ASCO 2016: Previously untreatable advanced bladder cancer patients respond to immunotherapy

by Bruce Sylvester: Anti-PD-L1 immunotherapy atezolizumab (TECENTRIQ) has shown efficacy in previously untreated patients with advanced bladder cancer who are ineligible for standard treatment with cisplatin.

Researchers reported this finding in June, 2016 at the 2016 Annual Meeting of ASCO/American Society of Clinical Oncology. They reported that atezolizumab shrank tumors in about a quarter of the trial subjects and led to a median survival of 14.8 months.

“Up to half of patients with advanced bladder cancer are too frail to receive the only known survival-prolonging treatment, cisplatin. There is really no standard treatment for such patients,” said lead investigator Arjun Vasant Balar, MD,  assistant professor of medicine at the New York University Langone Medical Center and Director of Genitourinary Medical Oncology at the NYU Perlmutter Cancer Center in New York, NY. “We are encouraged to see that atezolizumab immunotherapy may help address this major unmet need.”

The trial, called IMvigor210, was a single-arm phase II study of atezolizumab in patients with locally advanced or metastatic bladder cancer. All patients had urothelial cancer, the most common type of bladder cancer in the United States.

The study included two groups of subjects, those getting atezolizumab as a second-line treatment and those getting atezolizumab as their first treatment.

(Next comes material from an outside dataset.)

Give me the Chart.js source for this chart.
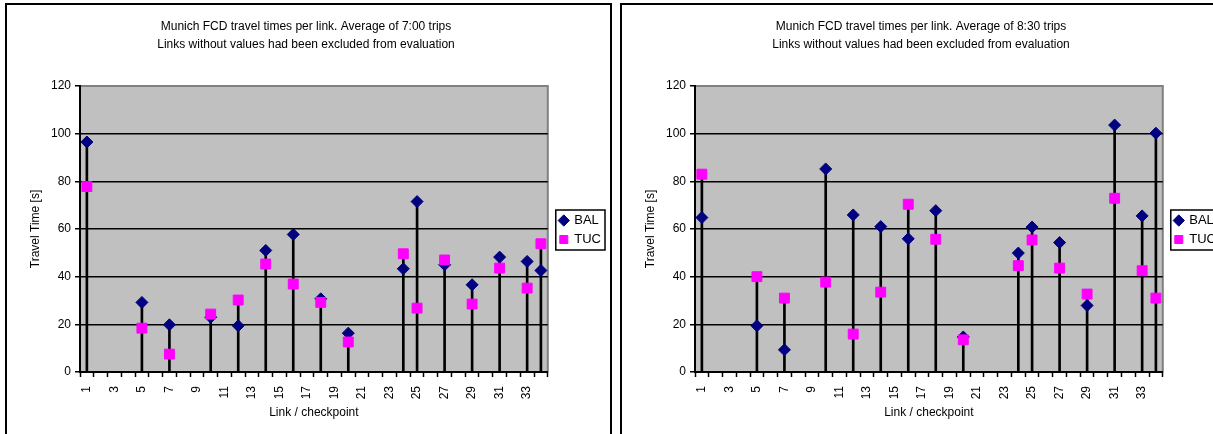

The researchers had previously reported second-line therapy group results, and based on those results the FDA granted accelerated approval for atezolizumab after treatment with a platinum-based regimen.

With regard to the previously untreated group, the investigators reported that, with a median follow-up of 14.4 months, 28 out of 119 (24%) subjects responded to the treatment. Longest duration of response was greater than 18 months, and 21 of 28 (75%) responses were ongoing at the time of data analysis. Median overall survival was 14.8 months.

Atezolizumab was generally well-tolerated, with 10-15% of patients reporting severe adverse effects, most commonly hypothyroidism, liver function abnormalities, rash, and diarrhea.

“The majority of our patients had few or no side effects from atezolizumab and only 6% of patients discontinued treatment because of toxicity. This is in stark contrast to the approximate 20% rate of treatment discontinuation from toxicity observed with carboplatin-based chemotherapy regimens. Immunotherapy appears to be much easier to tolerate than chemotherapy, and this is especially important for elderly patients,” said Balar.

IMvigor210 is the first trial to test the efficacy of atezolizumab as a first treatment of patients with advanced bladder cancer.